In “Another Yuritopia” we meet Shiori and Mako, a couple who is only not a couple because Shiori is, frankly, scared of her feelings. Mako has confessed to her, but she just can’t bring herself to give a reply. VN character Hina is able to help her classmate out with good advice (as she does in the game, as well. And, of course the story contains cameos from other VN characters.

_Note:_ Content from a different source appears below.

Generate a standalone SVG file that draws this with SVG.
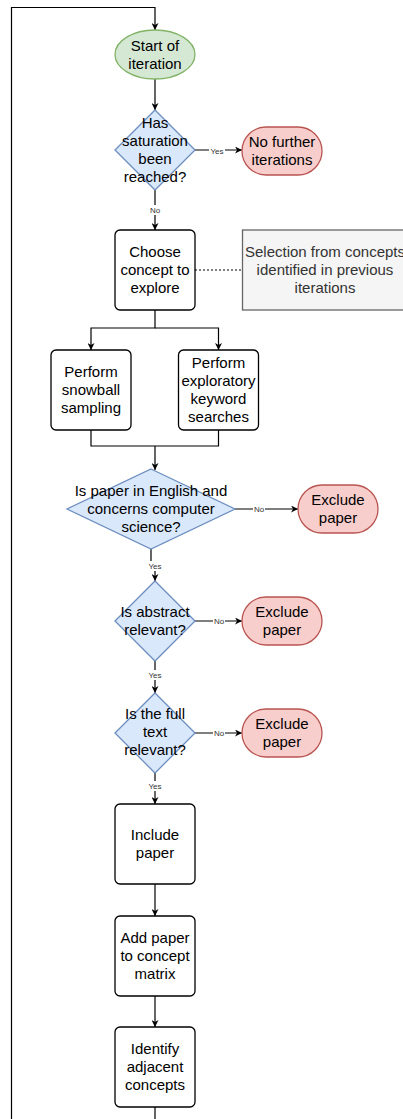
<svg xmlns="http://www.w3.org/2000/svg" width="403" height="1119" viewBox="0 0 403 1119">
  <defs>
    <marker id="arrow" viewBox="0 0 10 10" refX="10" refY="5" markerWidth="7" markerHeight="7" markerUnits="userSpaceOnUse" orient="auto">
      <path d="M0 0 L10 5 L0 10 L3 5 Z" fill="#000"/>
    </marker>
    <style>
      text { font-family: "Liberation Sans", Arial, sans-serif; font-size: 15px; fill: #000; text-anchor: middle; }
      .edge { fill: none; stroke: #000; stroke-width: 1.2; }
      .arr { marker-end: url(#arrow); }
      .lbl-bg { fill: #fff; }
      .lbl { font-size: 8px; fill: #333; }
      .proc { fill: #fff; stroke: #000; stroke-width: 1.3; }
      .dec { fill: #dae8fc; stroke: #6c8ebf; stroke-width: 1.3; }
      .term-red { fill: #f8cecc; stroke: #b85450; stroke-width: 1.3; }
      .term-green { fill: #d5e8d4; stroke: #82b366; stroke-width: 1.3; }
      .note { fill: #f5f5f5; stroke: #666; stroke-width: 1.3; }
      .note-text { fill: #333; }
    </style>
  </defs>

  <rect width="403" height="1119" fill="#fff"/>

  <!-- connectors -->
  <g id="connectors">
    <path class="edge arr" d="M155 1107 V1130 H11.5 V7.5 H155 V30"/>
    <path class="edge arr" d="M155 79 V110"/>
    <path class="edge arr" d="M195 150 H242"/>
    <path class="edge arr" d="M155 190 V230"/>
    <path class="edge" d="M195 270 H242" stroke-dasharray="2 2" stroke-width="1"/>
    <path class="edge arr" d="M155 310 V328 H91 V350"/>
    <path class="edge arr" d="M155 328 H218.5 V350"/>
    <path class="edge" d="M91 430 V446 H218.5 V430"/>
    <path class="edge arr" d="M155 446 V470"/>
    <path class="edge arr" d="M235 509 H298"/>
    <path class="edge arr" d="M151 549 V566 H155 V581"/>
    <path class="edge arr" d="M195 621 H242"/>
    <path class="edge arr" d="M155 661 V693"/>
    <path class="edge arr" d="M195 733 H242"/>
    <path class="edge arr" d="M155 772 V804"/>
    <path class="edge arr" d="M155 884 V916"/>
    <path class="edge arr" d="M155 996 V1027"/>

    <!-- edge labels -->
    <rect class="lbl-bg" x="209" y="146" width="16" height="10"/>
    <text class="lbl" x="217" y="154">Yes</text>
    <rect class="lbl-bg" x="149" y="205" width="12" height="10"/>
    <text class="lbl" x="155" y="213">No</text>
    <rect class="lbl-bg" x="253" y="504" width="12" height="10"/>
    <text class="lbl" x="259" y="512">No</text>
    <rect class="lbl-bg" x="147" y="561" width="16" height="10"/>
    <text class="lbl" x="155" y="569">Yes</text>
    <rect class="lbl-bg" x="213" y="616" width="12" height="10"/>
    <text class="lbl" x="219" y="624">No</text>
    <rect class="lbl-bg" x="147" y="670" width="16" height="10"/>
    <text class="lbl" x="155" y="678">Yes</text>
    <rect class="lbl-bg" x="213" y="728" width="12" height="10"/>
    <text class="lbl" x="219" y="736">No</text>
    <rect class="lbl-bg" x="147" y="781" width="16" height="10"/>
    <text class="lbl" x="155" y="789">Yes</text>
  </g>

  <!-- nodes -->
  <g id="start">
    <ellipse class="term-green" cx="155" cy="54.5" rx="40" ry="24.5"/>
    <text x="155" y="51">Start of</text>
    <text x="155" y="69">iteration</text>
  </g>

  <g id="saturation">
    <polygon class="dec" points="155,110 195,150 155,190 115,150"/>
    <text x="155" y="128">Has</text>
    <text x="155" y="146">saturation</text>
    <text x="155" y="164">been</text>
    <text x="155" y="182">reached?</text>
  </g>

  <g id="no-further">
    <rect class="term-red" x="242" y="127" width="80" height="48" rx="24"/>
    <text x="282" y="147">No further</text>
    <text x="282" y="165">iterations</text>
  </g>

  <g id="choose">
    <rect class="proc" x="115" y="230" width="80" height="80" rx="5"/>
    <text x="155" y="257">Choose</text>
    <text x="155" y="275">concept to</text>
    <text x="155" y="293">explore</text>
  </g>

  <g id="selection-note">
    <rect class="note" x="242.5" y="230" width="170" height="80"/>
    <text class="note-text" x="325" y="257">Selection from concepts</text>
    <text class="note-text" x="325" y="275">identified in previous</text>
    <text class="note-text" x="325" y="293">iterations</text>
  </g>

  <g id="snowball">
    <rect class="proc" x="51" y="350" width="80" height="80" rx="5"/>
    <text x="91" y="377">Perform</text>
    <text x="91" y="395">snowball</text>
    <text x="91" y="413">sampling</text>
  </g>

  <g id="keyword">
    <rect class="proc" x="178.5" y="350" width="80" height="80" rx="5"/>
    <text x="218.5" y="368">Perform</text>
    <text x="218.5" y="386">exploratory</text>
    <text x="218.5" y="404">keyword</text>
    <text x="218.5" y="422">searches</text>
  </g>

  <g id="english-cs">
    <polygon class="dec" points="151,469 235,509 151,549 67,509"/>
    <text x="151" y="496">Is paper in English and</text>
    <text x="151" y="514">concerns computer</text>
    <text x="151" y="532">science?</text>
  </g>

  <g id="exclude-1">
    <rect class="term-red" x="298" y="485" width="80" height="48" rx="24"/>
    <text x="338" y="505">Exclude</text>
    <text x="338" y="523">paper</text>
  </g>

  <g id="abstract">
    <polygon class="dec" points="155,581 195,621 155,661 115,621"/>
    <text x="155" y="617">Is abstract</text>
    <text x="155" y="635">relevant?</text>
  </g>

  <g id="exclude-2">
    <rect class="term-red" x="242" y="597" width="80" height="48" rx="24"/>
    <text x="282" y="617">Exclude</text>
    <text x="282" y="635">paper</text>
  </g>

  <g id="full-text">
    <polygon class="dec" points="155,693 195,733 155,773 115,733"/>
    <text x="155" y="719">Is the full</text>
    <text x="155" y="737">text</text>
    <text x="155" y="755">relevant?</text>
  </g>

  <g id="exclude-3">
    <rect class="term-red" x="242" y="709" width="80" height="48" rx="24"/>
    <text x="282" y="729">Exclude</text>
    <text x="282" y="747">paper</text>
  </g>

  <g id="include">
    <rect class="proc" x="115" y="804" width="80" height="80" rx="5"/>
    <text x="155" y="840">Include</text>
    <text x="155" y="858">paper</text>
  </g>

  <g id="add-matrix">
    <rect class="proc" x="115" y="916" width="80" height="80" rx="5"/>
    <text x="155" y="943">Add paper</text>
    <text x="155" y="961">to concept</text>
    <text x="155" y="979">matrix</text>
  </g>

  <g id="adjacent">
    <rect class="proc" x="115" y="1027" width="80" height="80" rx="5"/>
    <text x="155" y="1054">Identify</text>
    <text x="155" y="1072">adjacent</text>
    <text x="155" y="1090">concepts</text>
  </g>
</svg>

In the second story, “Friendly Quiz”, Chiharu is a Yuri enthusiast and loves the “friendliness” amongst the student body, but when she see hows in sympatico Trivia Club President and Vice President Natsuki and Rika, Chiharu knows just what to do. While training to win at the Trivia finals, Chiharu is able to use her skills to bridge a gap between her sempai and become friendlier with Tokino, her fellow new club member. What this story lacks in subtlety, it makes up for in pure joy of being happy about lesbian couples being happy. Ain’t nothing wrong with a little happy couples. ^_^

What makes these stories a little unusual and a lot pleasant, is the complete absence of the kind of male gaze we’re forced to endure usually with these tales. No obsessive, skirt hem, chest or ass-staring at all. The girls are allowed to appear as more than just body parts throughout the whole thing.

After the small gaffes with the translation in Bloom Into You, I was very pleased to see that Seven Seas had once again attained it’s usual standard of quality in translation and technicals.

These were very nice stories to read in Japanese, even if one hadn’t gone through the VN, as I hadn’t and now that I have, they were still just as pleasant – which is really quite an achievement, when you think about it.

Ratings:

Art – 8 Nice
Story – 7 Cute 
Characters – 8 Likeable
Yuri – 8 Teen Romance
Service – 1 Really not. A kiss or two. 

Overall – 8

Kindred Spirits on the Roof – The Complete Collection is a readable and very likable off-shoot of the popular Kindred Spirits Visual Novel that can be enjoyed by anyone whether they are familiar with the VN or not.

I was also very pleased to see an ad for the VN in the back of the book. This kind of cross-promotion is very important. Saturation is what makes a franchise successful.